Part of the answer is merely that a smaller design space takes less time to search. Perhaps, to echo Peter’s comment, software development projects are difficult to manage because developers get lost in massive search spaces. Since many design decisions are tightly interdependent, the design space will generally be very rugged (i.e., a small change in a parameter may cause a dramatic change in performance), implying that a seemingly promising path may suddenly turn out to be disastrous1. If physical constrains can herd developers into relatively flatter parts of the design space landscape, intermediate results may provide more meaningful signals and development may become more predictable. Of course, the fewer the interdependencies, the flatter (generally speaking) the landscape, so physical separation may provide a way to fence off the more treacherous areas.
Another part of the answer may have to do with the multiplicity of performance criteria.
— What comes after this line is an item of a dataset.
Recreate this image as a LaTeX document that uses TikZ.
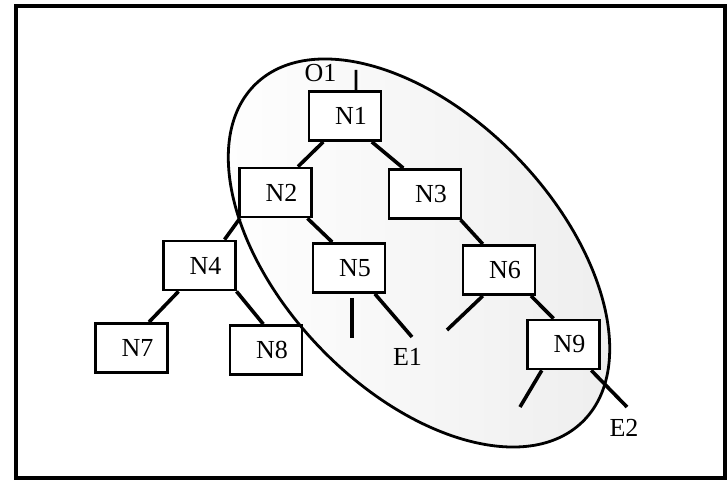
\documentclass[tikz,border=0pt]{standalone}
\usepackage{fontspec}
\setmainfont{Liberation Serif}

\begin{document}
\begin{tikzpicture}[x=0.5pt, y=-0.5pt,
    treenode/.style={draw, line width=1.4pt, minimum width=36pt, minimum height=24.5pt, inner sep=0pt, fill=white, font=\fontsize{13}{15}\selectfont, execute at begin node=\hspace*{6pt}},
    tag/.style={inner sep=0pt, font=\fontsize{13}{15}\selectfont},
    link/.style={line width=1.8pt},
    region/.style={shift={(419,253)}, rotate=-46}
]
\useasboundingbox (0,0) rectangle (728,480);
\draw[line width=1.6pt] (16,6) rectangle (725,478);

% shaded region
\begin{scope}
  \clip[region] (0,0) ellipse [x radius=117.5pt, y radius=68.5pt];
  \shade[left color=white, middle color=black!17, right color=black!7] (200,40) rectangle (640,460);
\end{scope}

\node[treenode] (N1) at (345,116) {N1};
\node[treenode] (N2) at (275.5,192.5) {N2};
\node[treenode] (N3) at (425,194) {N3};
\node[treenode] (N4) at (199.5,265.5) {N4};
\node[treenode] (N5) at (349,268) {N5};
\node[treenode] (N6) at (499,270) {N6};
\node[treenode] (N7) at (131.5,348) {N7};
\node[treenode] (N8) at (266,350) {N8};
\node[treenode] (N9) at (563.5,344.5) {N9};

\node[tag] (O1) at (320.5,73.5) {O1};
\node[tag] (E1) at (407.5,356.5) {E1};
\node[tag] (E2) at (624,428) {E2};

% free ends
\coordinate (o1top) at (356,70);
\coordinate (n5stub) at (352,338);
\coordinate (e1end) at (412,337);
\coordinate (n6stub) at (447,330);
\coordinate (n9stub) at (520,407);
\coordinate (e2end) at (627,407);

\draw[link] (N1.230) -- (N2.49);
\draw[link] (N1.-44) -- (N3.130);
\draw[link] (N2.216) -- (N4.46);
\draw[link] (N2.-39) -- (N5.123);
\draw[link] (N3.-36) -- (N6.122);
\draw[link] (N4.231) -- (N7.56);
\draw[link] (N4.-35) -- (N8.96);
\draw[link] (N6.-39) -- (N9.111);

\draw[line width=1.3pt] (N1.67) -- (o1top);
\draw[link] ([xshift=1.5pt,yshift=-2pt]N5.south) -- (n5stub);
\draw[link] (N5.-45) -- (e1end);
\draw[link] (N6.238) -- (n6stub);
\draw[link] (N9.230) -- (n9stub);
\draw[link] (N9.-43) -- (e2end);

\draw[line width=1.4pt, region] (0,0) ellipse [x radius=117.5pt, y radius=68.5pt];
\end{tikzpicture}
\end{document}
As Peter mentioned, designers must choose where to optimize and where to satisfice. The problem is that performance criteria are not all equally obvious. Some, such as implementation cost or computational complexity, become evident relatively early in the development process. Others, such as modularity, reliability, maintainability, and evolvability, may remain obscure even after deployment, perhaps for many years.
Developers, software vendors, and most customers will tend to be relatively more concerned about those criteria that directly and immediately affect their quarterly results, annual performance reviews, and quality of life. Thus, software projects will tend to veer into those areas of the design space with obvious short-term benefits and obscure long-term costs. In many cases, especially in large and complex systems, these design tradeoffs will not be visible to senior managers. Therefore, easily verifiable physical constraints may be a valuable project management technology if they guarantee satisfactory performance on criteria likely to be sacrificed by opportunistic participants.
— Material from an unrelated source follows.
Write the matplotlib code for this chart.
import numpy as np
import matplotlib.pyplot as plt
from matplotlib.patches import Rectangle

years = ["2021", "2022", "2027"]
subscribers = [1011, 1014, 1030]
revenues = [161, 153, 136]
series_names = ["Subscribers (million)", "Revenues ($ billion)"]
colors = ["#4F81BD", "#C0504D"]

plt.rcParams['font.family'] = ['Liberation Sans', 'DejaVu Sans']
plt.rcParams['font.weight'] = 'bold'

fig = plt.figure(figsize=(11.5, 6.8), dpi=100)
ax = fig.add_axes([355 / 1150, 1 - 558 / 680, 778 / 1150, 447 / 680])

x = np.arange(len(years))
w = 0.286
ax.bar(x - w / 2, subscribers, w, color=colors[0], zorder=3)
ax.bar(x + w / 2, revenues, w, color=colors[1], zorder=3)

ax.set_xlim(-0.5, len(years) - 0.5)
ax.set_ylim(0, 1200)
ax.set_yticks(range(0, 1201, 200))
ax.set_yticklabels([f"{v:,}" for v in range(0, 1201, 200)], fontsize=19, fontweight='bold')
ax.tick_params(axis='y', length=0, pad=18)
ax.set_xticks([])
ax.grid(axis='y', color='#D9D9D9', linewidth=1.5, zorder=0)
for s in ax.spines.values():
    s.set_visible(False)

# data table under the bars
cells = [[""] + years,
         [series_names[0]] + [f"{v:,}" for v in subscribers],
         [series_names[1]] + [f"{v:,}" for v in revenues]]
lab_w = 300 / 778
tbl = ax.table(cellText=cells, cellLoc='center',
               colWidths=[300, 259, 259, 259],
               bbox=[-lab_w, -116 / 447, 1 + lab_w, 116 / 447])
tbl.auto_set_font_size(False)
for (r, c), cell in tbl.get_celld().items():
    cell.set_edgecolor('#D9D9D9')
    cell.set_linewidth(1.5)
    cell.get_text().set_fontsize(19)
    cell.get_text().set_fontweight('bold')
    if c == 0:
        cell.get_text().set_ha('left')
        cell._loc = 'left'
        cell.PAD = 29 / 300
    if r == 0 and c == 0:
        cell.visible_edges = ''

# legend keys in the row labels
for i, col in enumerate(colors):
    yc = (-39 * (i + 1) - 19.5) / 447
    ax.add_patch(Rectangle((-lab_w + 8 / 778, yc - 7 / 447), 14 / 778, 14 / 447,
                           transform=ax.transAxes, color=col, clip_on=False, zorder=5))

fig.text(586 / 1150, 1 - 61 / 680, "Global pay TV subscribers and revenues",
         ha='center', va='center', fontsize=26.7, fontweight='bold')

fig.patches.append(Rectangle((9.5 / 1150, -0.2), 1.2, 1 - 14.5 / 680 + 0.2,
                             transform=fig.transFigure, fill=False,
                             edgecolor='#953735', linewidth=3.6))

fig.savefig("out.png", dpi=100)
Finally, it is interesting to note that Simon, in The Sciences of the Artificial, emphasizes the physicality of computation in his discussion of physical symbol systems:
Symbol systems are called “physical” to remind the reader that they exist as real-world devices, fabricated of glass and metal (computers) or flesh and blood (brains). In the past we have been more accustomed to thinking of the symbol systems of mathematics and logic as abstract and disembodied, leaving out of account the paper and pencil and human minds that were required actually to bring them to life. Computers have transported symbol systems from the platonic heaven of ideas to the empirical world of actual processes carried out by machines or brains, or by the two of them working together. (22-23)
Indeed, Simon spent much of his career exploring the implications of physical constraints on human computation for social systems. Perhaps it would be no surprise, then, if the design of physical constraints on electronic computer systems (or the hybrid human-computer systems known as modern organizations) turns out to have profound implications for their behavioral properties.
1 When performance depends on the values of a set of parameters, the search for a set of parameter values that yields high performance can be modeled as an attempt to find peaks in a landscape the dimensions of which are defined by the parameters of interest. In general, the more interdependent the parameters, the more rugged the landscape (rugged landscapes being characterized by large numbers of peaks and troughs in close proximity to each other). For details, see the literature on NK models such as Levinthal (1997) or Rivkin (2000).